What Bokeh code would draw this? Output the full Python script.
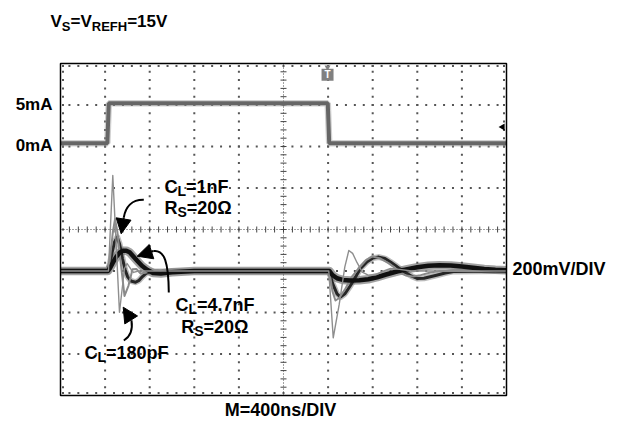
import numpy as np
from bokeh.plotting import figure
from bokeh.models import Range1d, Label, Arrow, NormalHead
from bokeh.embed import file_html
from bokeh.resources import INLINE

# ---------------- data ----------------
# time in ns (400 ns/div, 10 div), output voltage in mV relative to its settled level (200 mV/div)
cur_t = [0, 420, 433, 2397, 2410, 4000]
cur_ma = [0.4, 0.4, 5.2, 5.2, 0.4, 0.4]

# C_L = 180 pF (thin, light trace)
a_t = [0, 430, 469, 529, 574, 598, 630, 655, 700, 2400, 2406, 2446, 2500, 2550, 2586, 2620,
       2660, 2706, 2760, 2830, 2900, 2960, 3040, 3150, 4000]
a_mv = [0, 0, 460, -199, 12, 36, 10, -7, 0, 0, 0, -322, -160, 20, 99, 85,
        40, -5, -20, -18, 0, 12, 8, 0, 0]

# intermediate trace
d_t = [0, 430, 448, 470, 489, 510, 540, 574, 610, 646, 680, 718, 760, 820, 2400,
       2410, 2440, 2466, 2500, 2556, 2610, 2673, 2740, 2798, 2870, 2942, 3000, 3049, 3100,
       3157, 3230, 3318, 3400, 4000]
d_mv = [0, 0, 80, 190, 250, 190, 40, -120, -70, 8, 10, -12, -8, 0, 0,
        0, -100, -142, -130, -84, -30, 12, 52, 70, 60, 38, 15, -10, -22,
        -27, -20, -7, 0, 0]

# C_L = 1 nF, R_S = 20 ohm
b_t = [0, 428, 445, 465, 485, 509, 530, 556, 580, 601, 630, 673, 705, 735, 770, 807, 2400,
       2408, 2440, 2480, 2511, 2550, 2601, 2650, 2691, 2750, 2800, 2855, 2910, 2960, 3004,
       3050, 3094, 3150, 3199, 3260, 3363, 3450, 3525, 4000]
b_mv = [0, 0, 40, 95, 140, 163, 130, 60, 5, -27, -48, -54, -45, -27, -10, -2, 0,
        0, -60, -110, -126, -110, -70, -25, 12, 45, 62, 67, 60, 43, 27,
        8, -7, -25, -36, -35, -22, -10, -2, 0]

# C_L = 4.7 nF, R_S = 20 ohm
c_t = [0, 425, 445, 470, 500, 530, 560, 590, 620, 650, 690, 730, 780, 830, 900, 1000, 1200, 2400,
       2412, 2440, 2480, 2530, 2600, 2680, 2760, 2840, 2920, 3000, 3100, 3200, 3300, 3400,
       3500, 3600, 3700, 3800, 3900, 4000]
c_mv = [0, 0, 15, 40, 68, 88, 98, 98, 90, 72, 48, 25, 5, -10, -12, -6, 0, 0,
        0, -20, -35, -43, -46, -45, -40, -30, -17, -5, 8, 18, 25, 28,
        27, 22, 16, 10, 6, 4]

cur_ticks = [0, 5]
cur_tick_labels = ["0mA", "5mA"]

# scope settings
NS_PER_DIV = 400
MV_PER_DIV = 200
MA_PER_DIV = 5
N_DIV_X, N_DIV_Y = 10, 8
CUR_ZERO_DIV = 2     # 0 mA reference line (divisions above centre)
VOLT_ZERO_DIV = -1   # output reference line

# ---------------- geometry (canvas pixels) ----------------
FONT = "Liberation Sans"
CW, CH = 620, 419
GX0, GX1 = 60, 506      # graticule left/right
GY_C = 229              # graticule centre line
PX_DIV_X = (GX1 - GX0) / N_DIV_X
PX_DIV_Y = 41.5
NS_PER_PX = NS_PER_DIV / PX_DIV_X
TEXT_LIFT = 6.5         # correction for label baseline placement

x_lo = -GX0 * NS_PER_PX
x_hi = (CW - GX0) * NS_PER_PX
y_hi = GY_C / PX_DIV_Y
y_lo = -(CH - GY_C) / PX_DIV_Y

p = figure(frame_width=CW, frame_height=CH, min_border=0,
           x_range=Range1d(x_lo, x_hi), y_range=Range1d(y_lo, y_hi),
           x_axis_type=None, y_axis_type=None,
           output_backend="svg", toolbar_location=None,
           background_fill_color="white", border_fill_color="white")
p.outline_line_color = None
p.extra_y_ranges = {
    "current": Range1d((y_lo - CUR_ZERO_DIV) * MA_PER_DIV, (y_hi - CUR_ZERO_DIV) * MA_PER_DIV),
    "volt": Range1d((y_lo - VOLT_ZERO_DIV) * MV_PER_DIV, (y_hi - VOLT_ZERO_DIV) * MV_PER_DIV),
}

X_END = N_DIV_X * NS_PER_DIV
Y_HALF = N_DIV_Y / 2

# ---------------- graticule ----------------
minor_x = np.arange(0, X_END + 1, NS_PER_DIV / 5)
minor_y = np.arange(-Y_HALF, Y_HALF + 0.0001, 0.2)
ex = 2.5 * NS_PER_PX
ey = 2.5 / PX_DIV_Y
gx, gy = [], []
for yv in range(-4, 5):
    if yv == 0:
        continue
    yy = yv - np.sign(yv) * ey if abs(yv) == Y_HALF else yv
    for xv in minor_x:
        gx.append(min(max(xv, ex), X_END - ex)); gy.append(yy)
for k in range(0, N_DIV_X + 1):
    if k == N_DIV_X // 2:
        continue
    xv = k * NS_PER_DIV
    xx = ex if k == 0 else (X_END - ex if k == N_DIV_X else xv)
    for yv in minor_y:
        gx.append(xx); gy.append(min(max(yv, -Y_HALF + ey), Y_HALF - ey))
p.scatter(gx, gy, marker="square", size=2, fill_color="#555555", line_color=None)

p.segment(x0=[0], y0=[0], x1=[X_END], y1=[0], line_color="#444444", line_width=1, line_dash="1 2")
p.segment(x0=[X_END / 2], y0=[-Y_HALF], x1=[X_END / 2], y1=[Y_HALF], line_color="#444444",
          line_width=1, line_dash="1 2")
p.scatter(minor_x, np.zeros_like(minor_x), marker="dash", angle=np.pi / 2, size=6,
          line_color="#444444", line_width=1)
p.scatter(np.full_like(minor_y, X_END / 2), minor_y, marker="dash", size=6,
          line_color="#444444", line_width=1)

# trigger markers
TRIG_NS = 2395
p.scatter([TRIG_NS], [3.91], marker="inverted_triangle", size=6, fill_color="#808080", line_color=None)
p.scatter([TRIG_NS], [3.73], marker="square", size=12, fill_color="#808080", line_color=None)
p.add_layout(Label(x=TRIG_NS, y=3.73, text="T", text_font=FONT, text_font_style="bold",
                   text_font_size="10px", text_color="white", text_align="center",
                   text_baseline="middle"))
p.scatter([3965], [2.47], marker="triangle", angle=np.pi / 2, size=7, fill_color="black",
          line_color=None)

# ---------------- traces ----------------
p.line(cur_t, cur_ma, y_range_name="current", line_color="#9a9a9a", line_width=6.5, line_alpha=0.45)
p.line(cur_t, cur_ma, y_range_name="current", line_color="#666666", line_width=4)

p.line(c_t, c_mv, y_range_name="volt", line_color="#555555", line_width=8.5, line_alpha=0.55, line_join="round")
p.line(b_t, b_mv, y_range_name="volt", line_color="#777777", line_width=6, line_alpha=0.5, line_join="round")
p.line(b_t, b_mv, y_range_name="volt", line_color="#262626", line_width=3, line_join="round")
p.line(d_t, d_mv, y_range_name="volt", line_color="#8a8a8a", line_width=2, line_join="round")
p.line(c_t, c_mv, y_range_name="volt", line_color="#101010", line_width=4.5, line_join="round")
p.line(a_t, a_mv, y_range_name="volt", line_color="#8e8e8e", line_width=1.4, line_join="round")

# graticule border
p.quad(left=[0], right=[X_END], bottom=[-Y_HALF], top=[Y_HALF], fill_color=None,
       line_color="black", line_width=1.5)

# ---------------- texts ----------------
W = {'V': 667, 'S': 667, '=': 584, 'R': 722, 'E': 667, 'F': 611, 'H': 722, '1': 556, '5': 556,
     'C': 722, 'L': 611, 'n': 611, '4': 556, '.': 278, '7': 556, '2': 556, '0': 556, '8': 556,
     'p': 611, 'Ω': 760}


def px_x(px):
    return (px - GX0) * NS_PER_PX


def px_y(py):
    return (GY_C - py) / PX_DIV_Y


def txt(text, x, y, size, align="left"):
    p.add_layout(Label(x=x, y=y + TEXT_LIFT / PX_DIV_Y, text=text, text_font=FONT,
                       text_font_style="bold", text_font_size=f"{size}px", text_color="black",
                       text_align=align, text_baseline="alphabetic"))


def rich(parts, x, y, size, sub_size, drop):
    off = 0.0
    for t, s in parts:
        fs = sub_size if s else size
        yy = y + (TEXT_LIFT - (drop if s else 0)) / PX_DIV_Y
        p.add_layout(Label(x=x, y=yy, x_offset=off, text=t,
                           text_font=FONT, text_font_style="bold", text_font_size=f"{fs}px",
                           text_color="black", text_align="left", text_baseline="alphabetic"))
        off += sum(W.get(ch, 600) for ch in t) / 1000.0 * fs


# current scale labels at the left of the graticule
for v, lab in zip(cur_ticks, cur_tick_labels):
    p.add_layout(Label(x=px_x(52), y=v, y_offset=-5.5 + TEXT_LIFT, text=lab, text_font=FONT,
                       text_font_style="bold", text_font_size="17px", text_color="black",
                       text_align="right", text_baseline="alphabetic", y_range_name="current"))

rich([("V", 0), ("S", 1), ("=V", 0), ("REFH", 1), ("=15V", 0)], px_x(50), px_y(27), 17, 13, 5)
rich([("C", 0), ("L", 1), ("=1nF", 0)], px_x(164), px_y(193.3), 18, 14, 4)
rich([("R", 0), ("S", 1), ("=20Ω", 0)], px_x(164), px_y(213.5), 18, 14, 4)
rich([("C", 0), ("L", 1), ("=4.7nF", 0)], px_x(175), px_y(310.7), 18, 14, 4)
rich([("R", 0), ("S", 1), ("=20Ω", 0)], px_x(180.7), px_y(333.3), 18, 14, 4)
rich([("C", 0), ("L", 1), ("=180pF", 0)], px_x(84), px_y(359), 18, 14, 4)

txt(f"{MV_PER_DIV}mV/DIV", px_x(512), px_y(275), 18)
txt(f"M={NS_PER_DIV}ns/DIV", px_x(280), px_y(416), 18, align="center")

# ---------------- arrows ----------------
arrows = [
    # (bezier start, cp0, cp1, end, head tip) in canvas pixels
    ((143.3, 199.3), (131, 199), (125, 207), (123.3, 217), (120.7, 233.3)),
    ((168.3, 292), (168, 262), (164, 249), (153, 250.5), (136.7, 255.7)),
    ((123.3, 340), (130, 336), (132.5, 330), (131, 320), (122.7, 306.7)),
]
for s0, c0, c1, e0, tip in arrows:
    p.bezier(x0=[px_x(s0[0])], y0=[px_y(s0[1])], x1=[px_x(e0[0])], y1=[px_y(e0[1])],
             cx0=[px_x(c0[0])], cy0=[px_y(c0[1])], cx1=[px_x(c1[0])], cy1=[px_y(c1[1])],
             line_color="black", line_width=2)
    p.add_layout(Arrow(x_start=px_x(e0[0]), y_start=px_y(e0[1]), x_end=px_x(tip[0]), y_end=px_y(tip[1]),
                       line_color="black", line_width=2,
                       end=NormalHead(size=15, fill_color="black", line_color="black", line_width=1)))

open("out.html", "w").write(file_html(p, INLINE))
──────────────────────────────
▶ REQUIRED WORK
Pictures stay out. Print the data exactly, from its first line through the line containing "from bokeh.resources import INLINE".

▶ RESULT
What Bokeh code would draw this? Output the full Python script.
import numpy as np
from bokeh.plotting import figure
from bokeh.models import Range1d, Label, Arrow, NormalHead
from bokeh.embed import file_html
from bokeh.resources import INLINE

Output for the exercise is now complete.